### AIM OF THE EXERCISE
Exactly the lines from the one with "Give me the matplotlib source for this chart." through the one with "plt.rcParams['font.family'] = ['Lato', 'DejaVu" should be returned, both ends included and nothing else. Omit any pictures.

━━━━━ RECORDS SHOWN ━━━━━

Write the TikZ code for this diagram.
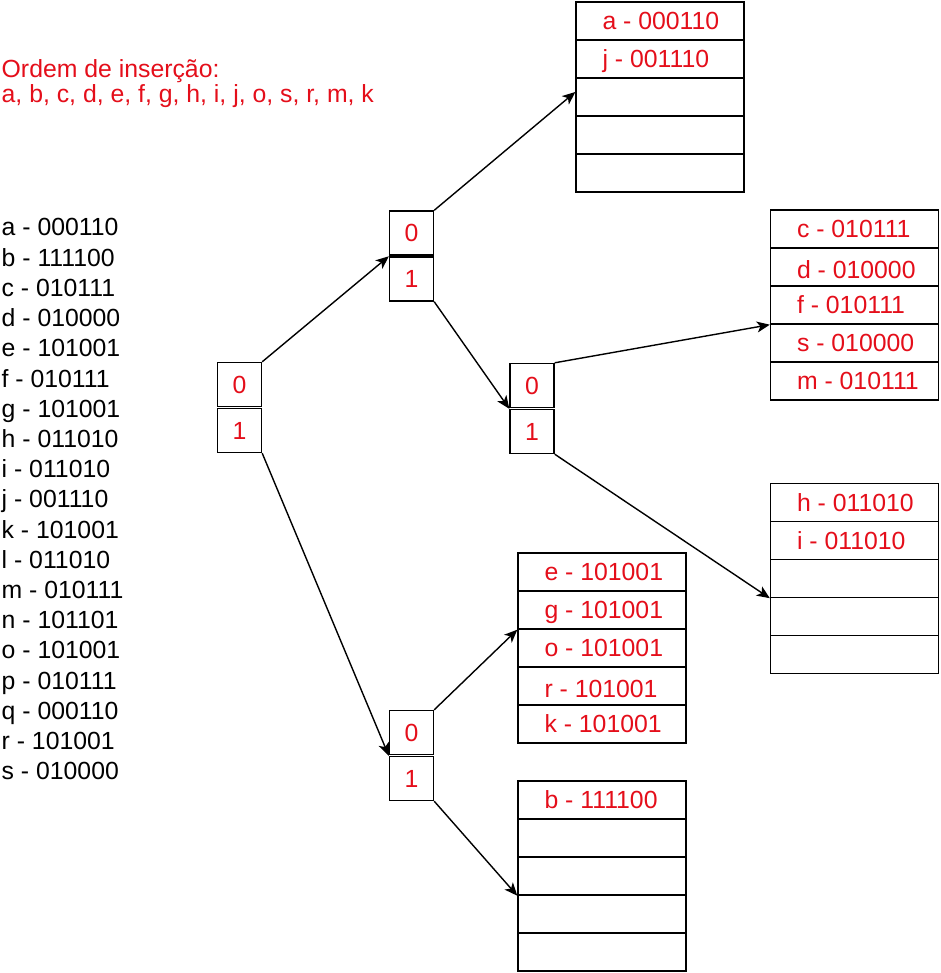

━━━━━
━━━━━ RECORDS SHOWN ━━━━━

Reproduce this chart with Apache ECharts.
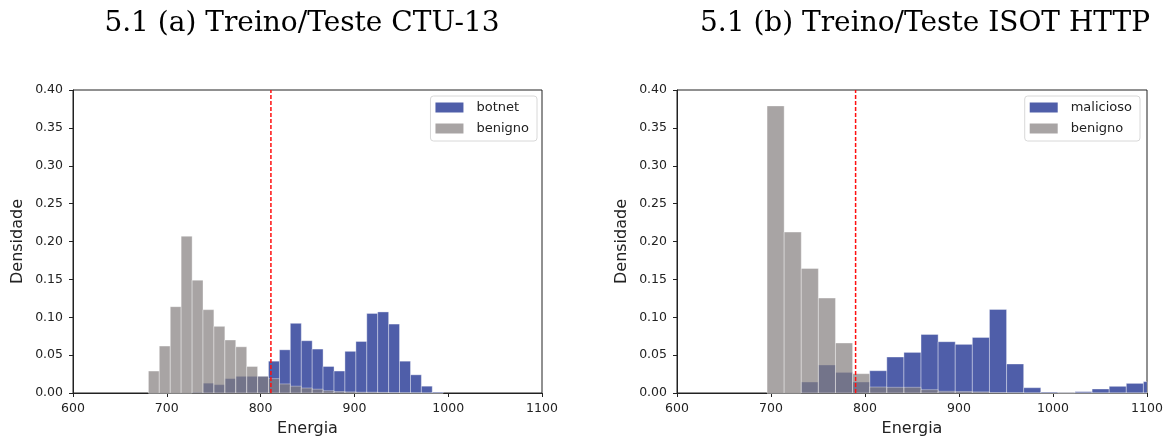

━━━━━
━━━━━ RECORDS SHOWN ━━━━━

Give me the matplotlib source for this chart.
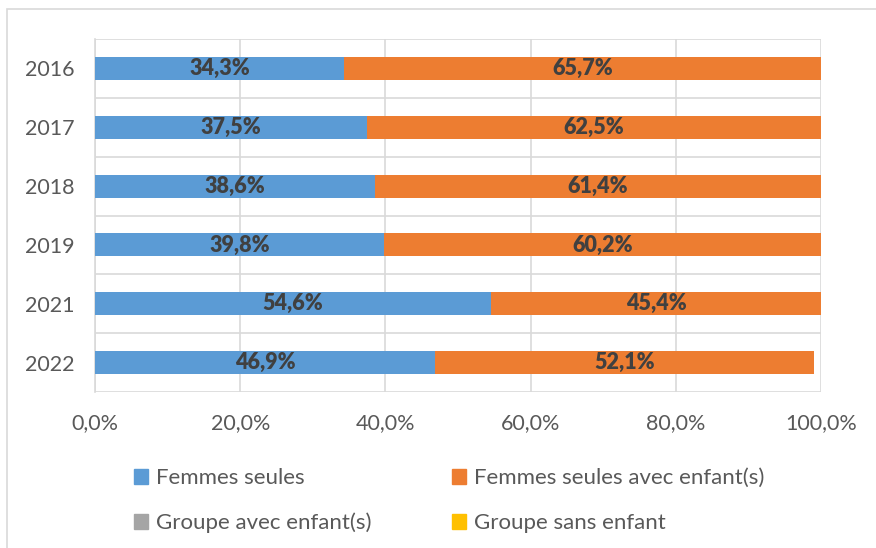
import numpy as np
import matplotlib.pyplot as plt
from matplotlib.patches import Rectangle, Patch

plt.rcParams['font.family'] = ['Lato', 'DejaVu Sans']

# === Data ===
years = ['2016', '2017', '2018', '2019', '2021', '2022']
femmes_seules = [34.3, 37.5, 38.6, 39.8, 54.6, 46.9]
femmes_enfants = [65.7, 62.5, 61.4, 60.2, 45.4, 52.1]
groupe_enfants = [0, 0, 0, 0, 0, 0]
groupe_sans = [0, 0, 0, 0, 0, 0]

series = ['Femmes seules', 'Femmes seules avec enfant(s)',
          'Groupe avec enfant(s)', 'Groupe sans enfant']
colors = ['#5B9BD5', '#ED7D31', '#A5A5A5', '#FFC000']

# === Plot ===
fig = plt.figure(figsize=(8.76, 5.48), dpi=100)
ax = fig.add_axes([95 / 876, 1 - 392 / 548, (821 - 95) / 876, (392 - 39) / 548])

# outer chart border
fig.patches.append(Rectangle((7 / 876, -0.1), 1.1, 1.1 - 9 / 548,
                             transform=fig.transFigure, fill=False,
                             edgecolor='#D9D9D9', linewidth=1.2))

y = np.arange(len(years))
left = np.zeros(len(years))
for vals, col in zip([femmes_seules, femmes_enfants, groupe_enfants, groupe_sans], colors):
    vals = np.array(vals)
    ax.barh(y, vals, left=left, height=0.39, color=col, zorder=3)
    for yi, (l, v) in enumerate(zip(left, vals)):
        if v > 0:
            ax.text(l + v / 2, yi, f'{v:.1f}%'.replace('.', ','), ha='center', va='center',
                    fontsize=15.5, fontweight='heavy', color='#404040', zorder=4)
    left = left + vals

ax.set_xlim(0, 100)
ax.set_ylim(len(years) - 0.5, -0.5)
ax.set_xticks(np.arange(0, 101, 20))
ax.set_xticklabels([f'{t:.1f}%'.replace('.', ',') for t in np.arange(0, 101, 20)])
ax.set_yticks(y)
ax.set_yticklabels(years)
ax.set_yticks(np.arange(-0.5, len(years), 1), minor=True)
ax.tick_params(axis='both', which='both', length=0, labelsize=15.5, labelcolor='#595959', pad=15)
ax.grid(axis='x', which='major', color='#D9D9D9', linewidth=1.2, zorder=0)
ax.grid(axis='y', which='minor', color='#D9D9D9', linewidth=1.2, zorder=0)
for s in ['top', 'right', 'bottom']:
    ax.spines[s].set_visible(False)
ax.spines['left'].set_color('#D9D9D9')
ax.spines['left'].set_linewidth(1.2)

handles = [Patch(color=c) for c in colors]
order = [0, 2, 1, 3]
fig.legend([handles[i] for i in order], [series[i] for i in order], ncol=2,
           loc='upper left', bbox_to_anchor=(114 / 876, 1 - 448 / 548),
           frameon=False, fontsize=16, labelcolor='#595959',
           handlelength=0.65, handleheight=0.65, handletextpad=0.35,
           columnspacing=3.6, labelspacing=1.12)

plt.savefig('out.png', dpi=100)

━━━━━

### SOLUTION BELOW
Give me the matplotlib source for this chart.
import numpy as np
import matplotlib.pyplot as plt
from matplotlib.patches import Rectangle, Patch

plt.rcParams['font.family'] = ['Lato', 'DejaVu Sans']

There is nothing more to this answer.